> **Task prompt**
Line by line, reproduce exactly the beginning of the listing below, ending with the line that contains "from bokeh.resources import INLINE" and adding nothing.

> **Dataset extract**

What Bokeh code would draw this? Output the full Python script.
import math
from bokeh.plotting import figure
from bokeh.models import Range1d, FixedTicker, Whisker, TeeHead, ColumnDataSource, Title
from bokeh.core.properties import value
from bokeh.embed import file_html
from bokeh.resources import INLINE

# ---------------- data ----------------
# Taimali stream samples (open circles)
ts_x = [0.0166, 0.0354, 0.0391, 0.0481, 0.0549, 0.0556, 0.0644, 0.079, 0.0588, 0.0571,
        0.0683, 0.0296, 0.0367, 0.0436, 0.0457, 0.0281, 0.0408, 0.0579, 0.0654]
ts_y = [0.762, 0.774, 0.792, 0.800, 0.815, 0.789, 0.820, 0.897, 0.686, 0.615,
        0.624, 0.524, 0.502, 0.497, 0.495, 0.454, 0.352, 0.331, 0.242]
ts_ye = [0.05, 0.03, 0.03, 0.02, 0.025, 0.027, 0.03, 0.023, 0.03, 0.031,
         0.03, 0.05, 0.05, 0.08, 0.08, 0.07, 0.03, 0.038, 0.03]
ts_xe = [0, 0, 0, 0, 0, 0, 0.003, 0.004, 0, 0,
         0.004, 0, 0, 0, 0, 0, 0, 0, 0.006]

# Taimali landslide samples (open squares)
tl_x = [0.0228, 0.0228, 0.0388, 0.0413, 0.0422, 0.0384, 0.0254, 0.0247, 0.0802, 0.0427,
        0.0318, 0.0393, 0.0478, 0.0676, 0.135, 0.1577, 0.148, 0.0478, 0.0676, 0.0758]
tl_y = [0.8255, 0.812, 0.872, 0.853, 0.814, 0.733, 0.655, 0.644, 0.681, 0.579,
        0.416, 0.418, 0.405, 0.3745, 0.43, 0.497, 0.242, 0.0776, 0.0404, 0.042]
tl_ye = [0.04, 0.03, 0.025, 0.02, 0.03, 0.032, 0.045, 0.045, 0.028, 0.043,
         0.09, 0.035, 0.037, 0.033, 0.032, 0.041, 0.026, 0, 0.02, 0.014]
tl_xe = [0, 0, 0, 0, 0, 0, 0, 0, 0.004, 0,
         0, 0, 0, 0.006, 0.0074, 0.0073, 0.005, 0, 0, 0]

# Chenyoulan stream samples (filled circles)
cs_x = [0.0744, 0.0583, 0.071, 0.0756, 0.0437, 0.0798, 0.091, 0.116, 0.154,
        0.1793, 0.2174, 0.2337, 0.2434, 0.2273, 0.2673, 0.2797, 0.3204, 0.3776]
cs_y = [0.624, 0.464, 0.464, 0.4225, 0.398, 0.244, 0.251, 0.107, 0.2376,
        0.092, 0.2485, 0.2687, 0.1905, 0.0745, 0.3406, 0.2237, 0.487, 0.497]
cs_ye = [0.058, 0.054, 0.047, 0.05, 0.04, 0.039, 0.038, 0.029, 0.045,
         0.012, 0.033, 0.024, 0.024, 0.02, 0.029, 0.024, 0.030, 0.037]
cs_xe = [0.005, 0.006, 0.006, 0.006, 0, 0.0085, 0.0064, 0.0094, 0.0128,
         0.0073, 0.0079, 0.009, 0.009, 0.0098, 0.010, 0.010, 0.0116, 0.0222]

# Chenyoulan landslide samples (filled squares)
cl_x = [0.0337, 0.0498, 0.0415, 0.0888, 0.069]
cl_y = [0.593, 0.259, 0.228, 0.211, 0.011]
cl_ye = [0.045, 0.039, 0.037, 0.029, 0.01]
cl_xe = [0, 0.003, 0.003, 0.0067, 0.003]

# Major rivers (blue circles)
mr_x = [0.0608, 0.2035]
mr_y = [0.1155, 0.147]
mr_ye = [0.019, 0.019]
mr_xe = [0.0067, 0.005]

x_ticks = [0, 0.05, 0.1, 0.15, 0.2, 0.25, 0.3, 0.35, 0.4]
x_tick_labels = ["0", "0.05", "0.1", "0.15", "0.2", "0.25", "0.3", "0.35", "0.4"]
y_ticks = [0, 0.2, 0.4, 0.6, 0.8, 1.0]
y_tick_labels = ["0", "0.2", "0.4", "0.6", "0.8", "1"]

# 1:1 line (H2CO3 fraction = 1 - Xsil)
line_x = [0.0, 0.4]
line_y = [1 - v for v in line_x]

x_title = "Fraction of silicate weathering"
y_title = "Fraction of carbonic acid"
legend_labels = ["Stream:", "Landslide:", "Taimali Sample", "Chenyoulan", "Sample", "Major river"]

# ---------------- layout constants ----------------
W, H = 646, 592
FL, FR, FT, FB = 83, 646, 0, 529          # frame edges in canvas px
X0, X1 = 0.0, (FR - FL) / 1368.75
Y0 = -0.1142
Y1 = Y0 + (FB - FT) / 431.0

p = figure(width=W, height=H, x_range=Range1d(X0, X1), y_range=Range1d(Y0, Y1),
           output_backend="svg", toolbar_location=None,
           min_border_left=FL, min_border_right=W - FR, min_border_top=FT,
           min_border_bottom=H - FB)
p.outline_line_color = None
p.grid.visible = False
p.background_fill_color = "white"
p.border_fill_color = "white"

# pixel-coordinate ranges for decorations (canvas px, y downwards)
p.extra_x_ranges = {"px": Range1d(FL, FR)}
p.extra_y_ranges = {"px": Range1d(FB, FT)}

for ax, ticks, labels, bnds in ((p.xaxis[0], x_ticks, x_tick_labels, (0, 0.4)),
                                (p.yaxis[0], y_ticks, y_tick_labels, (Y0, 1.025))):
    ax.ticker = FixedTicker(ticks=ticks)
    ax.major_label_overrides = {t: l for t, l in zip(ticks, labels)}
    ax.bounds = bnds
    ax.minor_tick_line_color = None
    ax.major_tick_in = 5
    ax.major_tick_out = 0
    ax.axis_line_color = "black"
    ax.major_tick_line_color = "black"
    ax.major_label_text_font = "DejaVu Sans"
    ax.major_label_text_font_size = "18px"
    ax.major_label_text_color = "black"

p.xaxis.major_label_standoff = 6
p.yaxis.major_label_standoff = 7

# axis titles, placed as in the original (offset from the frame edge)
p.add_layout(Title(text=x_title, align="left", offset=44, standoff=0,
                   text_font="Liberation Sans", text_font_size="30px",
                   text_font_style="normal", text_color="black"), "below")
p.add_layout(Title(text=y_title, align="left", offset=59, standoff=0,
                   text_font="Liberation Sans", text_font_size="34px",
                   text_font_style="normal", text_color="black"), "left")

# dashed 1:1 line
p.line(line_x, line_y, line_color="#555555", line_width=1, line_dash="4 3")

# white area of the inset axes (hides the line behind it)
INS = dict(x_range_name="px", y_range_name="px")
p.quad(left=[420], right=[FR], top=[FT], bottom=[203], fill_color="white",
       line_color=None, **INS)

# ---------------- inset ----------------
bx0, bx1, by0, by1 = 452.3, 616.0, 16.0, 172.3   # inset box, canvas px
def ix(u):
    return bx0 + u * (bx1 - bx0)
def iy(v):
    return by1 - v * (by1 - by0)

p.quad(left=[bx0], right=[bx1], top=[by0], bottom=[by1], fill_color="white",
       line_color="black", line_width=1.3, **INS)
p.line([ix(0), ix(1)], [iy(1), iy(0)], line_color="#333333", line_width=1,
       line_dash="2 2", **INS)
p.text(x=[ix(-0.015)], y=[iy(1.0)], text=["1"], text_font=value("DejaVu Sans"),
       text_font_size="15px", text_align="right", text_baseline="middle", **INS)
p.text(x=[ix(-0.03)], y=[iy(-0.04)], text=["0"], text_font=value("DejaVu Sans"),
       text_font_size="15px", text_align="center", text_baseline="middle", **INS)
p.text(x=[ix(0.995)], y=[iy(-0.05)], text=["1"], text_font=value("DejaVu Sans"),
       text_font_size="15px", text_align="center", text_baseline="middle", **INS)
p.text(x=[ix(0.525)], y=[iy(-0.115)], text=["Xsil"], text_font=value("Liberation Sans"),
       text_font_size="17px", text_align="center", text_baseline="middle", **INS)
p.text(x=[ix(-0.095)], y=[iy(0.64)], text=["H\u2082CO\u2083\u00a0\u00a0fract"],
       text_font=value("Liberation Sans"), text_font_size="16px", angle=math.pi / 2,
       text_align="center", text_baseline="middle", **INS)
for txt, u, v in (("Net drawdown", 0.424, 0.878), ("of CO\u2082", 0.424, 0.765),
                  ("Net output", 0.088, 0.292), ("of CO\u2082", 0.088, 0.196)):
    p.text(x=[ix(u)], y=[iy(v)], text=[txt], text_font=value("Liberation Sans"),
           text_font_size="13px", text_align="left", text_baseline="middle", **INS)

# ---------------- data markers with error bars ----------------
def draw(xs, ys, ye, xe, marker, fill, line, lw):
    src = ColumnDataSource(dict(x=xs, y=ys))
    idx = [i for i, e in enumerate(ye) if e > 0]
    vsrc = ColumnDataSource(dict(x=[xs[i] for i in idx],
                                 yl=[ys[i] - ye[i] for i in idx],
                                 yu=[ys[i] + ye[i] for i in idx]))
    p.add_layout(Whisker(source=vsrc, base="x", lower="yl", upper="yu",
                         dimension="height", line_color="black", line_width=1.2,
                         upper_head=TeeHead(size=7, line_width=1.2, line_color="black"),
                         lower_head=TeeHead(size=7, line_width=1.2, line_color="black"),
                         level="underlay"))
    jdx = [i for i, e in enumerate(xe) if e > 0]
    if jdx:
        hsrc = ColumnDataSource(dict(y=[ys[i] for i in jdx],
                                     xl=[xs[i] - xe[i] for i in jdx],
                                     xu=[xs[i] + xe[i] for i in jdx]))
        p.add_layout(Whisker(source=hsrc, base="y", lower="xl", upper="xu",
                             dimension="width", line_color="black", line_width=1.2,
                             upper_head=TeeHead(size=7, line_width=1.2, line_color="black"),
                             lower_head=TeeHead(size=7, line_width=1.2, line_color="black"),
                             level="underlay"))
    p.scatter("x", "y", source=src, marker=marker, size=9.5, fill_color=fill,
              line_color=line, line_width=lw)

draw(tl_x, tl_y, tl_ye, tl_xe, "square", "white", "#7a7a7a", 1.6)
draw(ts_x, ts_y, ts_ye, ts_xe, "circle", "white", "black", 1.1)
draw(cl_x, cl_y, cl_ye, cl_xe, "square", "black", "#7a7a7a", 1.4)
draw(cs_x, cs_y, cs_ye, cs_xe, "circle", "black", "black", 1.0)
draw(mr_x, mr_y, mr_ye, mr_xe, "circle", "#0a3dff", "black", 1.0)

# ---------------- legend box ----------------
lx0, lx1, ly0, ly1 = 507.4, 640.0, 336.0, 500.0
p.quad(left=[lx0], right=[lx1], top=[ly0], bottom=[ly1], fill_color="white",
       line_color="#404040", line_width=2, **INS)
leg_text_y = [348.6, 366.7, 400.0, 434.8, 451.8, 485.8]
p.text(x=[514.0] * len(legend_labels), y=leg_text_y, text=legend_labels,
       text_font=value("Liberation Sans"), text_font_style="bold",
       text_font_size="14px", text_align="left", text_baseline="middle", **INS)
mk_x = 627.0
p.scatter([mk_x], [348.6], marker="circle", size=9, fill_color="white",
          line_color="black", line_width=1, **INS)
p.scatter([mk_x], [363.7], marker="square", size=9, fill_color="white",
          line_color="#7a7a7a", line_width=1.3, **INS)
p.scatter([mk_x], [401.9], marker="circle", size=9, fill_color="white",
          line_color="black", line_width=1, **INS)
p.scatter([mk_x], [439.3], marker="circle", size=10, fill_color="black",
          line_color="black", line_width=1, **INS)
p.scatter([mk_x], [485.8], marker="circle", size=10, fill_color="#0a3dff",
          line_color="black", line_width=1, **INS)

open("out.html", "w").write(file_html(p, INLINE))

> **Answer to the task**
What Bokeh code would draw this? Output the full Python script.
import math
from bokeh.plotting import figure
from bokeh.models import Range1d, FixedTicker, Whisker, TeeHead, ColumnDataSource, Title
from bokeh.core.properties import value
from bokeh.embed import file_html
from bokeh.resources import INLINE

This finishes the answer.